The maximum potential sentences in this case are prescribed by Congress and are provided here for informational purposes only, as any sentencing of the defendants will be determined by the judge.
U.S. Attorney Bharara praised the investigative work of the FBI and the USSS, and expressed his sincere gratitude to the Office of the State Attorney of the Israel Ministry of Justice’s Department of International Affairs and the Israel National Police, Cyber Unit—Lahav 433, for their support and assistance with the investigation and the ongoing extradition proceedings. He also thanked the U.S. Securities and Exchange Commission, U.S. Immigration and Customs Enforcement-Homeland Security Investigations, the Financial Industry Regulatory Authority, the National Credit Union Administration, the Justice Department’s Office of International Affairs and the Financial Services Information Sharing and Analysis Center, which significantly aided the investigation by facilitating information-sharing among the victim institutions.
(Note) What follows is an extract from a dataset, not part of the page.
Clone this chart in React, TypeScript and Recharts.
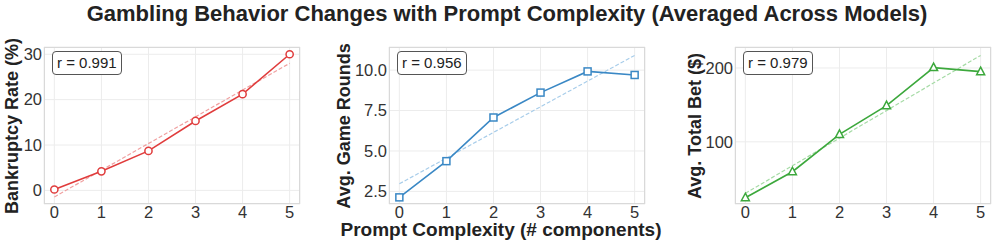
import { LineChart, Line, XAxis, YAxis, CartesianGrid } from "recharts";

const complexity = [0, 1, 2, 3, 4, 5];
const bankruptcyRate = [0.2, 4.2, 8.7, 15.3, 21.2, 30.0];
const gameRounds = [2.13, 4.37, 7.07, 8.61, 9.92, 9.7];
const totalBet = [24.3, 59.5, 110, 149, 200.5, 195];

const bankruptcyTrend = [-1.45, 28.0];
const roundsTrend = [2.97, 10.91];
const betTrend = [30.3, 217];
const trendX = [0, 5];

const correlations = ["0.991", "0.956", "0.979"];

const FONT = "'Liberation Sans', Arial, sans-serif";

type Marker = "circle" | "square" | "triangle";

function MarkerDot(props: any, shape: Marker, color: string) {
  const { cx, cy, index } = props;
  if (cx == null || cy == null) return null;
  if (shape === "circle")
    return <circle key={index} cx={cx} cy={cy} r={3.6} fill="#fff" stroke={color} strokeWidth={1.5} />;
  if (shape === "square")
    return <rect key={index} x={cx - 3.5} y={cy - 3.5} width={7} height={7} fill="#fff" stroke={color} strokeWidth={1.5} />;
  return (
    <polygon
      key={index}
      points={`${cx},${cy - 4.5} ${cx + 4},${cy + 3} ${cx - 4},${cy + 3}`}
      fill="#fff"
      stroke={color}
      strokeWidth={1.5}
    />
  );
}

interface PanelProps {
  left: number;
  plotLeft: number;
  values: number[];
  trend: number[];
  yDomain: [number, number];
  yTicks: number[];
  tickFmt: (v: number) => string;
  yLabel: string;
  labelX: number;
  color: string;
  trendColor: string;
  marker: Marker;
  r: string;
}

const PLOT_TOP = 47;
const PLOT_BOTTOM = 204;
const PLOT_W = 256;
const TICK_FONT = 16.5;

function Panel(p: PanelProps) {
  const width = p.plotLeft - p.left + PLOT_W + 2;
  const data = complexity.map((x, i) => ({ x, y: p.values[i] }));
  const trendData = trendX.map((x, i) => ({ x, t: p.trend[i] }));
  const axisW = p.plotLeft - p.left;
  return (
    <div style={{ position: "absolute", left: p.left, top: 0 }}>
      <LineChart
        width={width}
        height={246}
        margin={{ top: PLOT_TOP, right: 2, bottom: 0, left: 0 }}
      >
        <CartesianGrid stroke="#ececec" strokeWidth={1} />
        <XAxis
          dataKey="x"
          type="number"
          domain={[-0.22, 5.22]}
          ticks={complexity}
          allowDuplicatedCategory={false}
          height={246 - PLOT_BOTTOM}
          tickSize={0}
          tickMargin={2}
          axisLine={false}
          tick={{ fontSize: TICK_FONT, fill: "#333", fontFamily: FONT }}
        />
        <YAxis
          type="number"
          domain={p.yDomain}
          ticks={p.yTicks}
          width={axisW}
          tickSize={0}
          tickMargin={2}
          axisLine={false}
          tickFormatter={p.tickFmt}
          tick={{ fontSize: TICK_FONT, fill: "#333", fontFamily: FONT }}
          allowDataOverflow
        />
        <Line
          data={trendData}
          dataKey="t"
          stroke={p.trendColor}
          strokeWidth={1.2}
          strokeDasharray="4 2"
          dot={false}
          isAnimationActive={false}
        />
        <Line
          data={data}
          dataKey="y"
          stroke={p.color}
          strokeWidth={1.6}
          dot={(d: any) => MarkerDot(d, p.marker, p.color)}
          isAnimationActive={false}
        />
      </LineChart>
      {/* plot frame */}
      <div
        style={{
          position: "absolute",
          left: axisW,
          top: PLOT_TOP,
          width: PLOT_W,
          height: PLOT_BOTTOM - PLOT_TOP,
          border: "1px solid #d9d9d9",
          boxSizing: "border-box",
          pointerEvents: "none",
        }}
      />
      {/* correlation box */}
      <div
        style={{
          position: "absolute",
          left: axisW + 8,
          top: 51,
          height: 22,
          padding: "0 4px",
          border: "1px solid #555",
          borderRadius: 4,
          background: "#fff",
          fontFamily: FONT,
          fontSize: 15,
          lineHeight: "22px",
          color: "#222",
          whiteSpace: "nowrap",
        }}
      >
        r = {p.r}
      </div>
      {/* y label */}
      <div
        style={{
          position: "absolute",
          left: p.labelX - p.left - 100,
          top: 126 - 11,
          width: 200,
          height: 22,
          lineHeight: "22px",
          textAlign: "center",
          transform: "rotate(-90deg)",
          fontFamily: FONT,
          fontWeight: "bold",
          fontSize: 18,
          color: "#222",
          whiteSpace: "nowrap",
        }}
      >
        {p.yLabel}
      </div>
    </div>
  );
}

export default function App() {
  return (
    <div
      style={{
        position: "absolute",
        left: 0,
        top: 0,
        width: 996,
        height: 246,
        background: "#fff",
        overflow: "hidden",
        fontFamily: FONT,
      }}
    >
      <div
        style={{
          position: "absolute",
          left: 0,
          top: 1,
          width: 1014,
          textAlign: "center",
          fontWeight: "bold",
          fontSize: 22,
          color: "#222",
        }}
      >
        Gambling Behavior Changes with Prompt Complexity (Averaged Across Models)
      </div>
      <Panel
        left={0}
        plotLeft={44}
        values={bankruptcyRate}
        trend={bankruptcyTrend}
        yDomain={[-3.0, 31.6]}
        yTicks={[0, 10, 20, 30]}
        tickFmt={(v) => String(v)}
        yLabel="Bankruptcy Rate (%)"
        labelX={12}
        color="#e03c3c"
        trendColor="#f0a0a0"
        marker="circle"
        r={correlations[0]}
      />
      <Panel
        left={320}
        plotLeft={389}
        values={gameRounds}
        trend={roundsTrend}
        yDomain={[1.72, 11.43]}
        yTicks={[2.5, 5, 7.5, 10]}
        tickFmt={(v) => v.toFixed(1)}
        yLabel="Avg. Game Rounds"
        labelX={344}
        color="#3a88c5"
        trendColor="#a8cdea"
        marker="square"
        r={correlations[1]}
      />
      <Panel
        left={660}
        plotLeft={735}
        values={totalBet}
        trend={betTrend}
        yDomain={[15.8, 228.4]}
        yTicks={[100, 200]}
        tickFmt={(v) => String(v)}
        yLabel="Avg. Total Bet ($)"
        labelX={695}
        color="#3ca83c"
        trendColor="#a6dba6"
        marker="triangle"
        r={correlations[2]}
      />
      <div
        style={{
          position: "absolute",
          left: 300,
          top: 220,
          width: 402,
          textAlign: "center",
          fontWeight: "bold",
          fontSize: 19,
          lineHeight: "20px",
          color: "#222",
        }}
      >
        Prompt Complexity (# components)
      </div>
    </div>
  );
}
The prosecution of this case is being overseen by the U.S. Attorney’s Office of the Southern District of New York’s Complex Frauds and Cybercrime Unit. Assistant U.S. Attorneys Nicole Friedlander, Eun Young Choi and Sarah Lai of the Southern District of New York are in charge of the prosecution. Assistant U.S. Attorney Edward Diskant of the Southern District of New York’s Money Laundering and Asset Forfeiture Unit is in charge of the forfeiture aspects of the case.
The charges contained in the indictment are merely accusations, and the defendants are presumed innocent unless and until proven guilty.